Return to the Father

There is so much packed into the parable of the prodigal son that it warrants months of meditation. This story was hammered into my heart the summer I made a hitch-hiking pilgrimage to Jerusalem from England. I was on the road every day, staying at Benedictine monasteries all across France and Italy before traveling through Greece and on to the Holy Lands.

It was 1987 and I had a Sony walkman for company with a cassette tape of the American gospel singer Keith Green. He had a particularly moving rendition of the story of the prodigal son in ballad form. I listened to it over and over. In some deep way I still find hard to put into words that beautiful story finally made the long, long journey from my head to my heart. Time and again as I walked and prayed and listened and sang along at the top of my voice along the side of the road where no one could hear, I was gathered up into the drama of the story and moved deeply–often racked with what the Eastern Orthodox call ‘the gift of tears.’

I don’t know what deep places in my own heart the Almighty was touching, but something was happening within my hard heart. I had been through a rough time personally and had some rough years to go still, but these months and this story and that song was working through me like some deep healing ointment, and I know it was all about a return to the Father.

I suppose it is like this: each one of us, no matter how good our family and how fine our lessons in self esteem and how marvelously encouraging our education, still has a deep and unshakeable conviction that we are unloved, that we have to earn the love we need, that we have to please somebody. The negativities that result from this deep conviction are manifold. We feel guilt, we feel anger towards others, we long for what is wrong, we lust for all that is dust, we feel the need for greed. We reach for so many things to fill that gap which is really the need for total, unconditional love…the love of the Father above.

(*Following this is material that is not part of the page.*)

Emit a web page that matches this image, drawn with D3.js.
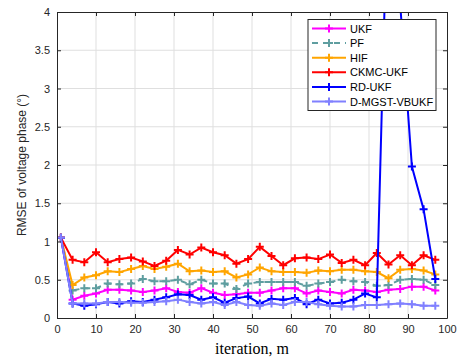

Now the ironically painful thing above all is that this is the one love we need, but this is the one love, above all which we most defend ourselves against. The total, unconditional, oversweeping love of the Father is the one which will wash over our souls like Niagra and so we shy away. We fly away. We run away and would prefer even the pig pen, the frozen mud and the broken cobs of corn than to open our soiled hearts to that love.

So on this prodigal son Sunday all I can say to myself and anyone who reads these words, “Do not be afraid! Open wide the doors to Christ.  Are we not perhaps all afraid in some way? If we let Christ enter fully into our lives, if we open ourselves totally to Him, are we not afraid that He might take something away from us? Are we not perhaps afraid to give up something significant, something unique, something that makes life so beautiful? Do we not then risk ending up diminished and deprived of our freedom? And once again the Pope said: No! If we let Christ into our lives, we lose nothing, nothing, absolutely nothing of what makes life free, beautiful and great. No! Only in this friendship are the doors of life opened wide. Only in this friendship is the great potential of human existence truly revealed. Only in this friendship do we experience beauty and liberation. And so, today, with great strength and great conviction, on the basis of long personal experience of life, I say to you, dear young people: Do not be afraid of Christ! He takes nothing away, and He gives you everything. When we give ourselves to Him, we receive a hundred-fold in return. Yes, open, open wide the doors to Christ – and you will find true life. Amen.”